Tech (32-24) could've had Gillian last year, too, but cut him in a preseason walk-on tryout. Gillian had attended Hartman's summer camps twice before enrolling at Tech, but even familiarity didn't help. Gillian, who tried throwing overhand and sidearm, admits he wasn't sharp.

He went back to studying civil engineering, a field in which he has four summers of experience as a soil-testing lab technician for a firm in Beckley.

But Gillian still wanted to learn about that dirt in the middle of a diamond.

So the National Honor Society member, who turned down his only scholarship offer out of high school (to West Virginia State), returned in the fall for another try an inch taller (at 6 foot 2) and 30 pounds heavier (at 200).

Gillian missed the first day of tryouts when he lost his physical examination forms. Then, he saw fellow walk-on Steve Schulze throwing 87 mph and rolled his eyes heavenward.

But he threw well, and on the last day of tryouts Tech's coaches told him they were going to make him a full-time sidearmer because the motion gave more movement to otherwise flat pitches.

Not many pitchers throw both ways to begin with, Gillian admits.

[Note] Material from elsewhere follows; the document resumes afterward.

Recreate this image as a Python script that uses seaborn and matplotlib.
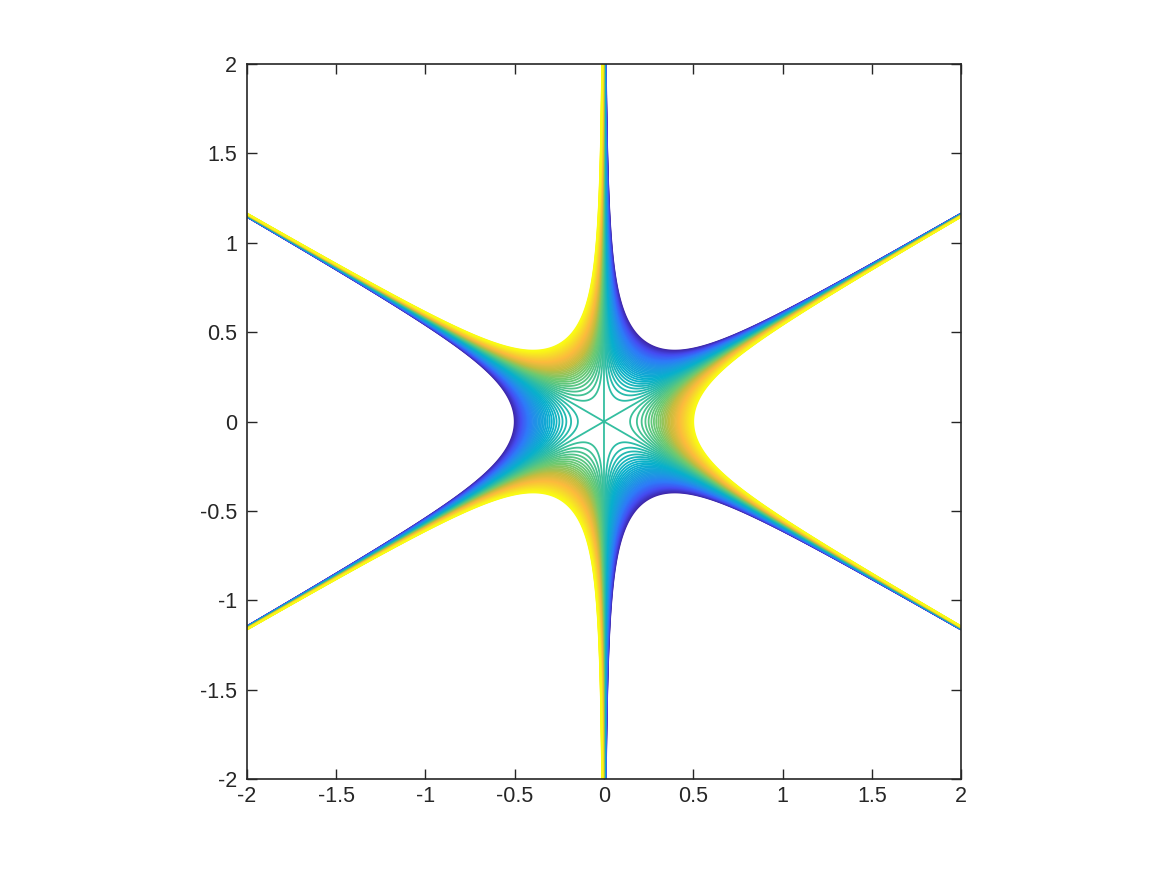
import numpy as np
import matplotlib
matplotlib.use("Agg")
import matplotlib.pyplot as plt
from matplotlib.colors import LinearSegmentedColormap
import seaborn as sns

# Monkey saddle z = x^3 - 3xy^2, contoured on [-2, 2] x [-2, 2]
x_range = [-2, 2]
y_range = [-2, 2]
grid_points = 1200
level_min = -0.125
level_max = 0.125
n_levels = 81
tick_values = [-2, -1.5, -1, -0.5, 0, 0.5, 1, 1.5, 2]
tick_labels = ["-2", "-1.5", "-1", "-0.5", "0", "0.5", "1", "1.5", "2"]

# parula-like colormap
parula_stops = [
    (0.242, 0.150, 0.660),
    (0.272, 0.300, 0.950),
    (0.180, 0.480, 0.975),
    (0.110, 0.600, 0.880),
    (0.030, 0.690, 0.800),
    (0.200, 0.745, 0.630),
    (0.430, 0.790, 0.440),
    (0.780, 0.740, 0.240),
    (0.990, 0.730, 0.240),
    (0.970, 0.860, 0.170),
    (0.977, 0.984, 0.081),
]
parula = LinearSegmentedColormap.from_list("parula", parula_stops)

sns.set_style("ticks")
plt.rcParams["font.family"] = ["Liberation Sans", "DejaVu Sans"]
plt.rcParams["axes.unicode_minus"] = False

xs = np.linspace(x_range[0], x_range[1], grid_points)
ys = np.linspace(y_range[0], y_range[1], grid_points)
X, Y = np.meshgrid(xs, ys)
Z = X**3 - 3 * X * Y**2
levels = np.linspace(level_min, level_max, n_levels)

fig = plt.figure(figsize=(11.66, 8.75), dpi=100)
ax = fig.add_axes([0.2118, 0.1097, 0.6124, 0.8171])
ax.contour(X, Y, Z, levels=levels, cmap=parula, linewidths=1.3)

ax.set_xlim(x_range)
ax.set_ylim(y_range)
ax.set_xticks(tick_values)
ax.set_xticklabels(tick_labels)
ax.set_yticks(tick_values)
ax.set_yticklabels(tick_labels)
ax.tick_params(direction="in", length=7, width=1, labelsize=15.5, colors="#262626",
               top=True, right=True)
ax.tick_params(axis="x", pad=5)
ax.tick_params(axis="y", pad=7)
for s in ax.spines.values():
    s.set_linewidth(1.2)
    s.set_color("#262626")

fig.savefig("out.png", dpi=100, facecolor="white")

"I just did it in high school, to give the batter a different look - try to get a couple cheap outs," he said.

If he gets a save today, it won't be a cheap one. Auburn, an at-large NCAA team from the Southeastern Conference, is 40-19 and making its second consecutive NCAA appearance. Tenth-year Tigers coach Hal Baird (a Petersburg, Va., native who was a high school teammate of former Tech star Johnny Oates) will start all-time NCAA strikeouts leader John Powell (3-3, 2.47 ERA) against the Hokies today.

If Tech wins in its first NCAA game since 1977, it plays the Old Dominion-Notre Dame winner at 7:30 p.m. Friday; if the Hokies lose, they play the loser of the game between top-ranked Clemson and The Citadel at 11 a.m. Friday to avoid elimination.

If Gillian appears today, it probably will mean Tech left-hander Brian Fitzgerald (9-4, 3.69) has at least kept it close against split-finger specialist Powell, who apparently has completely recovered from a hyperextended right elbow suffered in his season debut.

Fitzgerald was the Metro tournament's most valuable player, and in his past three starts is 2-1 with a 2.76 ERA and 21 hits allowed in 23 innings.

Hartman, however, won't burn brain cells wondering whether to use Gillian. Tech's 15th-year coach brought in Gillian after Salem left-hander Rob Gibson, throwing a one-hitter in the Metro tournament, got out a left-handed hitter to start the ninth.

Gillian got the last two outs.

And Hartman sent in Gillian for Fitzgerald in the Metro title game after the starter had retired 13 of 15 batters. Gillian got the save.

"I had a lot of people second-guessing me down in the [Metro] tournament," Hartman said of that move. "I have confidence in him."